In this post, I'm going to show an example of sending a custom attribute to update the preferred locale contact field with information from WPML

You can find information about the filter on the GitHub page.

When a site is made multi-lingual with the WPML plugin, it adds an option to the users profile edit page to choose a preferred locale from your installed languages. This gets stored in the usermeta table in the same format that Mautic uses for the preferred locale which makes for a simple example.

For this method to work for any contact fields, the field needs to be set to be publicly updatable, so first update the preferred_locale field by clicking on the top right gear wheel in the mautic admin, select the custom fields area and then edit the field.

Mautic make field publicly updatable

The following snippet can work as a standalone plugin or you can add the code to your themes functions.php file or a custom hooks plugin.

Code Notes

The example code is a standalone plugin. Plugins run too early in the application's lifecycle to know if a user is logged in or not, so the code is wrapped in a function that uses the 'init' action to run at a later date when the user information is available.

Since only Wordpress users can have usermeta and the tracking script is only added on the frontend of the site, we check that the user is logged in and not in the admin area before continuing.

If the checks pass, then we check for a 'locale' field in the usermeta table. This will return false if the value is not set or the default option of 'default site language' is set by the user.

Rather than running the filter when we have no value which could delete information already set in Mautic, the filter is wrapped in a check so we know the value is not false.

Since the usermeta is found outside of the filter, it needs to be declared as a global outside and inside of the filter so that the value is accessible.

If we get this far then all that is left to be done is to add our value to the attrs array with a key that has the same name as the alias of the field that we want to update.

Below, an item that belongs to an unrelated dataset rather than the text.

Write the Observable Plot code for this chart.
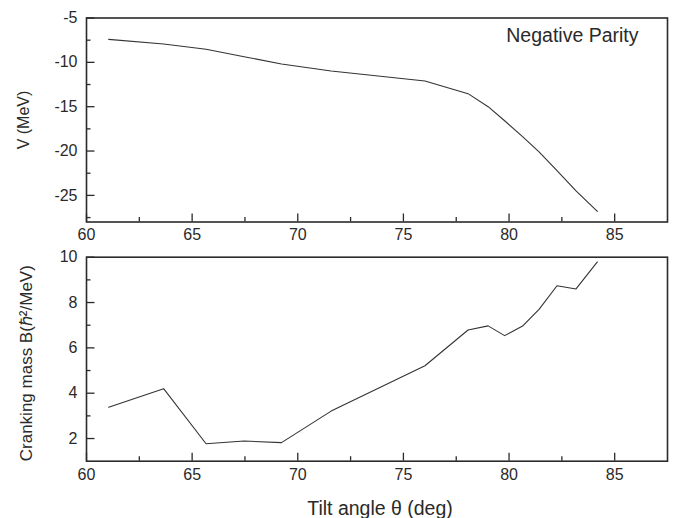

$attrs['preferred_locale'] = $user_locale;

Testing

Once the plugin is enabled, you can test that the new variable is being sent by logging into your site and updating your profile to set a preferred language. Then check the network tab of your browsers developer tools to check that the information is being sent correctly (You can filter the requests in Chrome using the domain of your Mautic install).

Checking Mautic traccing parameters in browser dev tols

Notes

When using this method, I would advise turning on the Wordpress user tracking in the main Mautic plugin and set the email field to be publicly updateable. As the email field is unique, this prevents the information from being attached to anonymous users when people log in on different devices.

Since a user is generally not going to be changing their preferred language very often, it's overkill to be sending this information on every page hit. If you were to use this on a production site then you may want to add another check so that it only runs on the user profile update page (If you have frontend user profile updating).